Interesting topics for research

  • What boroghs or neighbourhoods have most expensive listings?
  • What boroghs or neighbourhoods are most busy?
  • What host is the most busy and his property distrubution around the NYC.
  • What property is the most busy and where it is located.
  • What boroghs are the least busy and posible reasons.
  • What type of listing are the most and least favorite?

Price distribution

Key points

  • Listing located in Manhattan are pricier than others. (above 150$)
  • Some pricier(than others) listings are scattered around Queens as well.
  • Host name that has most listings have listings in Brooklyn, Manhattan and few around other boroghs as well.
  • Most expensive and favorite room type is Entire home/apt and least is shared room.
  • there are about 1763 listings above 400$ in price in dataset. Entire home/apt - 1535, Private room - 216, Shared room - 12
  • There are 3 listings priced at 10000$ they are in Astoria, Greenpoint and Upper West Side areas. 2 of them are entire home/apt 1 of them is private room. 2 of them have reviews.

After removing outliers in price column

  • No listings for Shared rooms in Bronx. Staten Island have only 14.

What key factors drive price the most

We can see correlation between location and room type with the price. The other parameter doesn't show linear corrleation pattern with price.

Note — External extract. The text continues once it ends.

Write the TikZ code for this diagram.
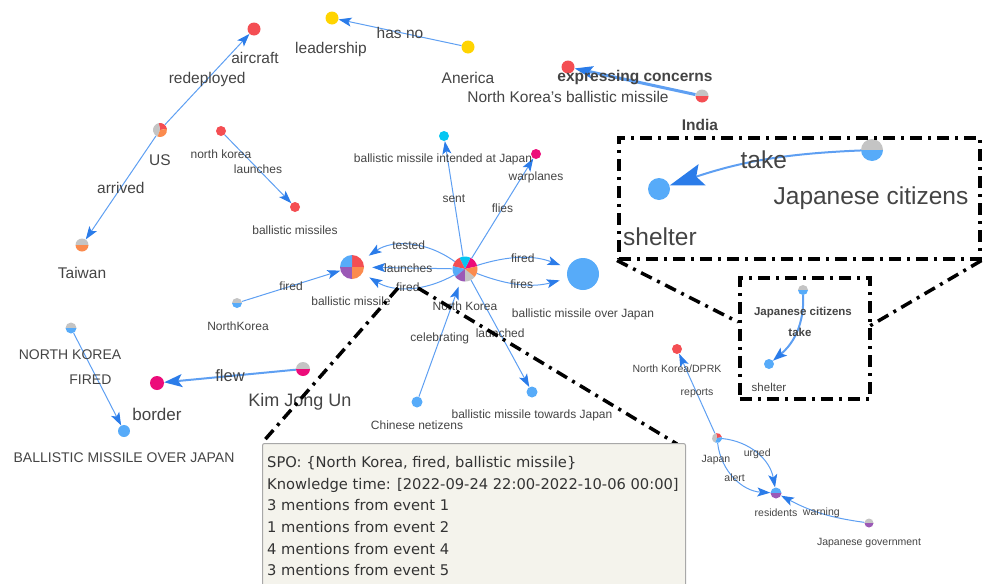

Only parameters that affect the price within a pattern is room_type, neighbourhood/location.

Predictive model

What can we predict? Do we have enough data to build a predictive model.

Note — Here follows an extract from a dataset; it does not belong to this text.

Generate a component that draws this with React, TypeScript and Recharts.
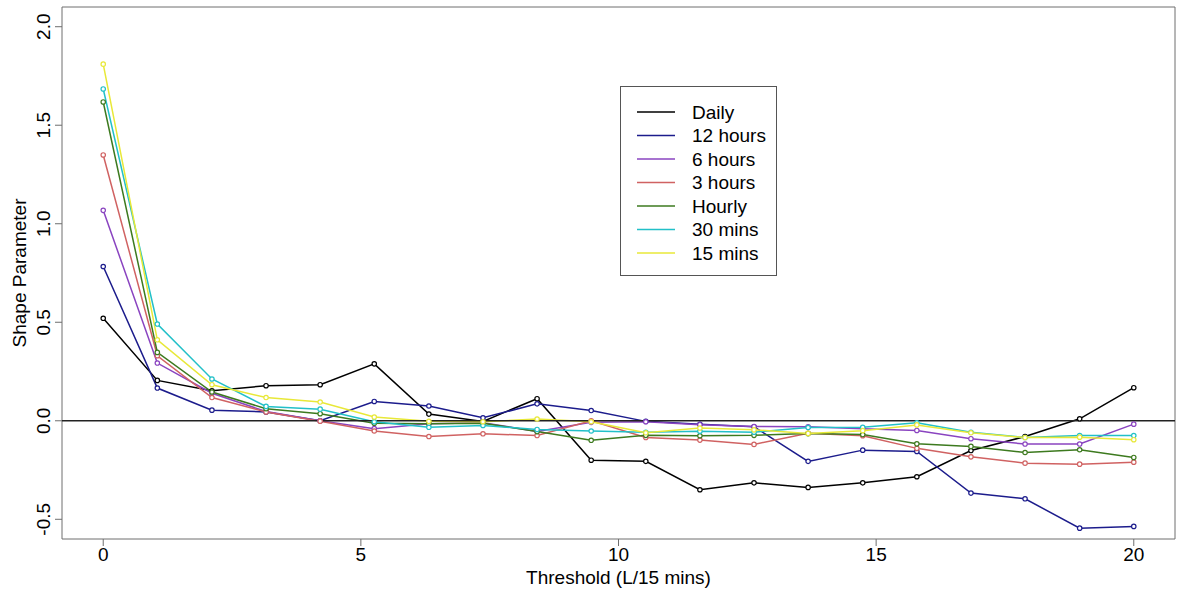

  • Preprocessing Preprocessing data to feed the model, split data for training, evaluating and testing
  • Model What can we predict? Do we have enough data to build a predictive model.

I have tried mulitple linear regression models to make a ml model that can predict the price of a listing with other parameters. But none of them were efficient. You can see the preprocessing and model fitting in 'airbnb_nyc_data_analyze_and_model_v2.ipynb' notebook. If you are seeing this in github repo there will be a notebook with that name. You can check that out.

The reason we can't build a effient ml model is because we don't have enough data. Only corelation that we have with price is the location and room type. That is not enough. Let's say there are 2 listings in same neighourhood, both are private rooms but prices are significantly different. Why? because one is larger, more cozy, have free wifi, free breakfast, etc like other benefits that will drive it's price comparing to other property that doesn't have those benefits.

We need more data/features/parameters to build a effient predictive model.

Conclusion

Price is mostly affected by location and room types. But still that's not enough to build a linear regression model. Dataset is good for EDA purpose but not enough parameters for a predictive model.